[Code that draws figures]
+++

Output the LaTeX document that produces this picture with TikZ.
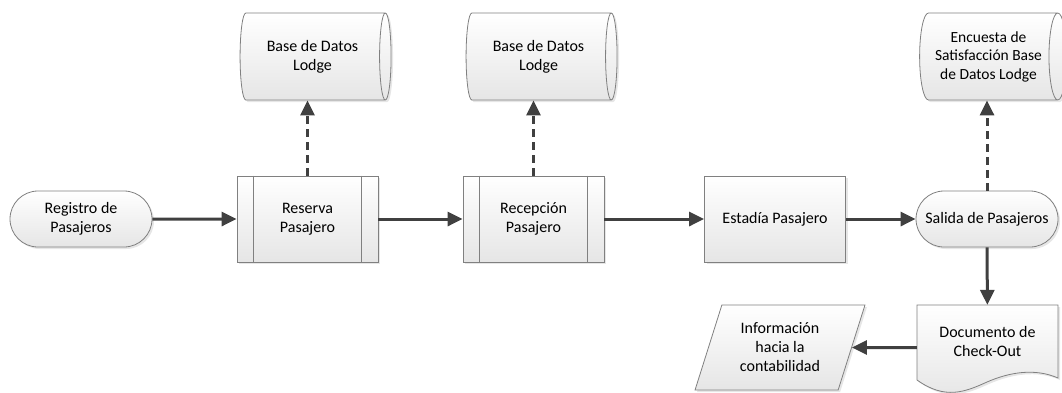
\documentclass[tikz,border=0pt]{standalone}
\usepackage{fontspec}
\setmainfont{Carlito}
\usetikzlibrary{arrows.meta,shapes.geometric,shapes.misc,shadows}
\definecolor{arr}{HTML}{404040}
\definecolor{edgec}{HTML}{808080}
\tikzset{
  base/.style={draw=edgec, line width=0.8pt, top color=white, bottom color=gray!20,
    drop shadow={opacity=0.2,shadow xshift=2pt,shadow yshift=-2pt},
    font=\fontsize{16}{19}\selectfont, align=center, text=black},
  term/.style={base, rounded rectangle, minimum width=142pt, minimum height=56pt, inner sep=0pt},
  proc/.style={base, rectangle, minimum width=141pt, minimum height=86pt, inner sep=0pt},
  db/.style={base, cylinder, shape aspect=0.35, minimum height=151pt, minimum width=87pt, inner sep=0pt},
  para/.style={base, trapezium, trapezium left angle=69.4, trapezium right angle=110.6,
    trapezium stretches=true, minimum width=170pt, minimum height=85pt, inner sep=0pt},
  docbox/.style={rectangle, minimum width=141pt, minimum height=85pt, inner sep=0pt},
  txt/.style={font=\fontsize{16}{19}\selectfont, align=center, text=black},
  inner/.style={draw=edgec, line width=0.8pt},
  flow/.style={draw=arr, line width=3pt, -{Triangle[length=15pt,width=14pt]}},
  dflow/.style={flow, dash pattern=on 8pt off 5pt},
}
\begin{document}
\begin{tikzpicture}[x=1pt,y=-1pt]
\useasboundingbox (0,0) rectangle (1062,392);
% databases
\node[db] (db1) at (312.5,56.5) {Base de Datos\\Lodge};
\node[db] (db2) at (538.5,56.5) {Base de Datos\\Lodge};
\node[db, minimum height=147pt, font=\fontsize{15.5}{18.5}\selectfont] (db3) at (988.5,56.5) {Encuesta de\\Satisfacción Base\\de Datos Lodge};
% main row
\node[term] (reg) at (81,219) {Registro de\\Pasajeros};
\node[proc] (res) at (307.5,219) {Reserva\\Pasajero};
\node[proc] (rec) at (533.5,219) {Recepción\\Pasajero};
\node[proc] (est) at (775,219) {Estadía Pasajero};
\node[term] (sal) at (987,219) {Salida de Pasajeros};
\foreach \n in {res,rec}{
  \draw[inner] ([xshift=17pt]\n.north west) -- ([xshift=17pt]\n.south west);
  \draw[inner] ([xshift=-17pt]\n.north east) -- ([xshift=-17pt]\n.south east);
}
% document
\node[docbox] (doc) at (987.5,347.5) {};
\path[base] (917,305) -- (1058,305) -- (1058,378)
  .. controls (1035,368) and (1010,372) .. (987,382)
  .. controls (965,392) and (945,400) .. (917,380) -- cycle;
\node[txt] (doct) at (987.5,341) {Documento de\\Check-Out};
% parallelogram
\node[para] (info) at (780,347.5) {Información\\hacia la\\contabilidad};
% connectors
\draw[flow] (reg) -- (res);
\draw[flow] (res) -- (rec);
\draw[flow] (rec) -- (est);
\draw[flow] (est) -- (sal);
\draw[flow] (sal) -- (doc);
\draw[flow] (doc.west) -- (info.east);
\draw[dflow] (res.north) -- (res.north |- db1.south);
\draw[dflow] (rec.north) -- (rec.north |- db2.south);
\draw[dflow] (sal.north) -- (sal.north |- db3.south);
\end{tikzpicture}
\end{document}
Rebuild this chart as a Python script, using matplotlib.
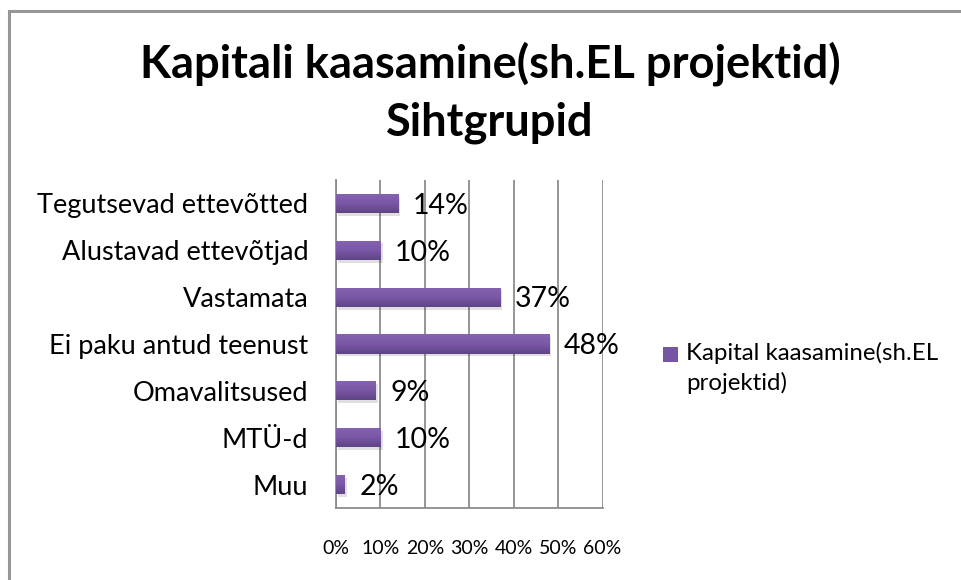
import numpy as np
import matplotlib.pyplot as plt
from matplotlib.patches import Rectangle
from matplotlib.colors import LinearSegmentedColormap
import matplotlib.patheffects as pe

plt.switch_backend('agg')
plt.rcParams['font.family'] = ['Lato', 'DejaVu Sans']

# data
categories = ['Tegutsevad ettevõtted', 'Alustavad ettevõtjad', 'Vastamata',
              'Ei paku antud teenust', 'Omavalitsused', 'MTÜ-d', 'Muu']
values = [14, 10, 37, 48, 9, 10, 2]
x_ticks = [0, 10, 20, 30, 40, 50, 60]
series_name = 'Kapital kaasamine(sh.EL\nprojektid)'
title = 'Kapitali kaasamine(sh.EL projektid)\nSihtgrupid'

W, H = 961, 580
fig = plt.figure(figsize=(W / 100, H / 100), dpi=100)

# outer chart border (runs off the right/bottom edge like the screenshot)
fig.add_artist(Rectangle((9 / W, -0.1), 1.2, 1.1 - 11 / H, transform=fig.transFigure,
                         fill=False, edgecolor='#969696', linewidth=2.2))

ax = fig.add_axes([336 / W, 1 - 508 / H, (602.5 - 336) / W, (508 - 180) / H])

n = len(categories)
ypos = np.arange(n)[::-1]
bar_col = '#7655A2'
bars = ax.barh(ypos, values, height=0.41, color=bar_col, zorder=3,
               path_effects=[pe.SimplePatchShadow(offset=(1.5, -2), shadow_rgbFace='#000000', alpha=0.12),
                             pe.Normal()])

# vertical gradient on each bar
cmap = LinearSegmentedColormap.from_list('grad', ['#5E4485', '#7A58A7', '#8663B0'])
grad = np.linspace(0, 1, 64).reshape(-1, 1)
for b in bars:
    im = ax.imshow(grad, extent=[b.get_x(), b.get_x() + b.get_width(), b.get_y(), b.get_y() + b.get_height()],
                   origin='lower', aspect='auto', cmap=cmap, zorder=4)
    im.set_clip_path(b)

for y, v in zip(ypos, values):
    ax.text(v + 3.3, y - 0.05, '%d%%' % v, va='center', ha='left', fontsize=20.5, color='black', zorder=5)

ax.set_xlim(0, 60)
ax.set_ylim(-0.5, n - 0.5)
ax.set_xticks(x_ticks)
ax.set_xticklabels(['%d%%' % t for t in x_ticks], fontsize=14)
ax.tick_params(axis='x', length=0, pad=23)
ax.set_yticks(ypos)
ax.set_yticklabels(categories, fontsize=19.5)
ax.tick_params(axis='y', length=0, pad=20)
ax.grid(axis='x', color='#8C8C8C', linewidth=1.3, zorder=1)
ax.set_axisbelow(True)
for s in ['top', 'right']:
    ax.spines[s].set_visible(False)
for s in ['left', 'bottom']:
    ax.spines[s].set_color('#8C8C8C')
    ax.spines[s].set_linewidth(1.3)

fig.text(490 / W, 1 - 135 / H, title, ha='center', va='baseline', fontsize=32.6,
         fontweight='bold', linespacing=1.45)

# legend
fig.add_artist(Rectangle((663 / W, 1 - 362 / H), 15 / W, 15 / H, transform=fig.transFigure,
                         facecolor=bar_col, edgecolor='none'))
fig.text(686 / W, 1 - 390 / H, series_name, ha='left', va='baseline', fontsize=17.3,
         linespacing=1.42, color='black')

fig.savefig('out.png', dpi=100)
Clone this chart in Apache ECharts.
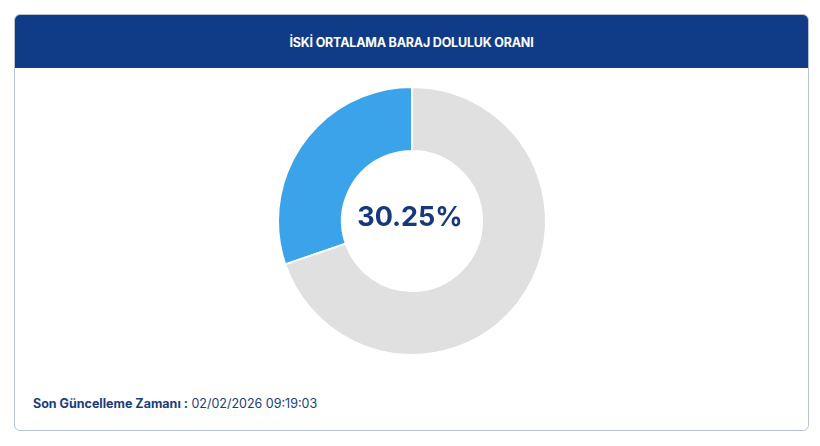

+++

Output the full set of records above without changing a word, and drop the images.

◆ **OUTPUT BELOW**
Output the LaTeX document that produces this picture with TikZ.
\documentclass[tikz,border=0pt]{standalone}
\usepackage{fontspec}
\setmainfont{Carlito}
\usetikzlibrary{arrows.meta,shapes.geometric,shapes.misc,shadows}
\definecolor{arr}{HTML}{404040}
\definecolor{edgec}{HTML}{808080}
\tikzset{
  base/.style={draw=edgec, line width=0.8pt, top color=white, bottom color=gray!20,
    drop shadow={opacity=0.2,shadow xshift=2pt,shadow yshift=-2pt},
    font=\fontsize{16}{19}\selectfont, align=center, text=black},
  term/.style={base, rounded rectangle, minimum width=142pt, minimum height=56pt, inner sep=0pt},
  proc/.style={base, rectangle, minimum width=141pt, minimum height=86pt, inner sep=0pt},
  db/.style={base, cylinder, shape aspect=0.35, minimum height=151pt, minimum width=87pt, inner sep=0pt},
  para/.style={base, trapezium, trapezium left angle=69.4, trapezium right angle=110.6,
    trapezium stretches=true, minimum width=170pt, minimum height=85pt, inner sep=0pt},
  docbox/.style={rectangle, minimum width=141pt, minimum height=85pt, inner sep=0pt},
  txt/.style={font=\fontsize{16}{19}\selectfont, align=center, text=black},
  inner/.style={draw=edgec, line width=0.8pt},
  flow/.style={draw=arr, line width=3pt, -{Triangle[length=15pt,width=14pt]}},
  dflow/.style={flow, dash pattern=on 8pt off 5pt},
}
\begin{document}
\begin{tikzpicture}[x=1pt,y=-1pt]
\useasboundingbox (0,0) rectangle (1062,392);
% databases
\node[db] (db1) at (312.5,56.5) {Base de Datos\\Lodge};
\node[db] (db2) at (538.5,56.5) {Base de Datos\\Lodge};
\node[db, minimum height=147pt, font=\fontsize{15.5}{18.5}\selectfont] (db3) at (988.5,56.5) {Encuesta de\\Satisfacción Base\\de Datos Lodge};
% main row
\node[term] (reg) at (81,219) {Registro de\\Pasajeros};
\node[proc] (res) at (307.5,219) {Reserva\\Pasajero};
\node[proc] (rec) at (533.5,219) {Recepción\\Pasajero};
\node[proc] (est) at (775,219) {Estadía Pasajero};
\node[term] (sal) at (987,219) {Salida de Pasajeros};
\foreach \n in {res,rec}{
  \draw[inner] ([xshift=17pt]\n.north west) -- ([xshift=17pt]\n.south west);
  \draw[inner] ([xshift=-17pt]\n.north east) -- ([xshift=-17pt]\n.south east);
}
% document
\node[docbox] (doc) at (987.5,347.5) {};
\path[base] (917,305) -- (1058,305) -- (1058,378)
  .. controls (1035,368) and (1010,372) .. (987,382)
  .. controls (965,392) and (945,400) .. (917,380) -- cycle;
\node[txt] (doct) at (987.5,341) {Documento de\\Check-Out};
% parallelogram
\node[para] (info) at (780,347.5) {Información\\hacia la\\contabilidad};
% connectors
\draw[flow] (reg) -- (res);
\draw[flow] (res) -- (rec);
\draw[flow] (rec) -- (est);
\draw[flow] (est) -- (sal);
\draw[flow] (sal) -- (doc);
\draw[flow] (doc.west) -- (info.east);
\draw[dflow] (res.north) -- (res.north |- db1.south);
\draw[dflow] (rec.north) -- (rec.north |- db2.south);
\draw[dflow] (sal.north) -- (sal.north |- db3.south);
\end{tikzpicture}
\end{document}
Rebuild this chart as a Python script, using matplotlib.
import numpy as np
import matplotlib.pyplot as plt
from matplotlib.patches import Rectangle
from matplotlib.colors import LinearSegmentedColormap
import matplotlib.patheffects as pe

plt.switch_backend('agg')
plt.rcParams['font.family'] = ['Lato', 'DejaVu Sans']

# data
categories = ['Tegutsevad ettevõtted', 'Alustavad ettevõtjad', 'Vastamata',
              'Ei paku antud teenust', 'Omavalitsused', 'MTÜ-d', 'Muu']
values = [14, 10, 37, 48, 9, 10, 2]
x_ticks = [0, 10, 20, 30, 40, 50, 60]
series_name = 'Kapital kaasamine(sh.EL\nprojektid)'
title = 'Kapitali kaasamine(sh.EL projektid)\nSihtgrupid'

W, H = 961, 580
fig = plt.figure(figsize=(W / 100, H / 100), dpi=100)

# outer chart border (runs off the right/bottom edge like the screenshot)
fig.add_artist(Rectangle((9 / W, -0.1), 1.2, 1.1 - 11 / H, transform=fig.transFigure,
                         fill=False, edgecolor='#969696', linewidth=2.2))

ax = fig.add_axes([336 / W, 1 - 508 / H, (602.5 - 336) / W, (508 - 180) / H])

n = len(categories)
ypos = np.arange(n)[::-1]
bar_col = '#7655A2'
bars = ax.barh(ypos, values, height=0.41, color=bar_col, zorder=3,
               path_effects=[pe.SimplePatchShadow(offset=(1.5, -2), shadow_rgbFace='#000000', alpha=0.12),
                             pe.Normal()])

# vertical gradient on each bar
cmap = LinearSegmentedColormap.from_list('grad', ['#5E4485', '#7A58A7', '#8663B0'])
grad = np.linspace(0, 1, 64).reshape(-1, 1)
for b in bars:
    im = ax.imshow(grad, extent=[b.get_x(), b.get_x() + b.get_width(), b.get_y(), b.get_y() + b.get_height()],
                   origin='lower', aspect='auto', cmap=cmap, zorder=4)
    im.set_clip_path(b)

for y, v in zip(ypos, values):
    ax.text(v + 3.3, y - 0.05, '%d%%' % v, va='center', ha='left', fontsize=20.5, color='black', zorder=5)

ax.set_xlim(0, 60)
ax.set_ylim(-0.5, n - 0.5)
ax.set_xticks(x_ticks)
ax.set_xticklabels(['%d%%' % t for t in x_ticks], fontsize=14)
ax.tick_params(axis='x', length=0, pad=23)
ax.set_yticks(ypos)
ax.set_yticklabels(categories, fontsize=19.5)
ax.tick_params(axis='y', length=0, pad=20)
ax.grid(axis='x', color='#8C8C8C', linewidth=1.3, zorder=1)
ax.set_axisbelow(True)
for s in ['top', 'right']:
    ax.spines[s].set_visible(False)
for s in ['left', 'bottom']:
    ax.spines[s].set_color('#8C8C8C')
    ax.spines[s].set_linewidth(1.3)

fig.text(490 / W, 1 - 135 / H, title, ha='center', va='baseline', fontsize=32.6,
         fontweight='bold', linespacing=1.45)

# legend
fig.add_artist(Rectangle((663 / W, 1 - 362 / H), 15 / W, 15 / H, transform=fig.transFigure,
                         facecolor=bar_col, edgecolor='none'))
fig.text(686 / W, 1 - 390 / H, series_name, ha='left', va='baseline', fontsize=17.3,
         linespacing=1.42, color='black')

fig.savefig('out.png', dpi=100)
Clone this chart in Apache ECharts.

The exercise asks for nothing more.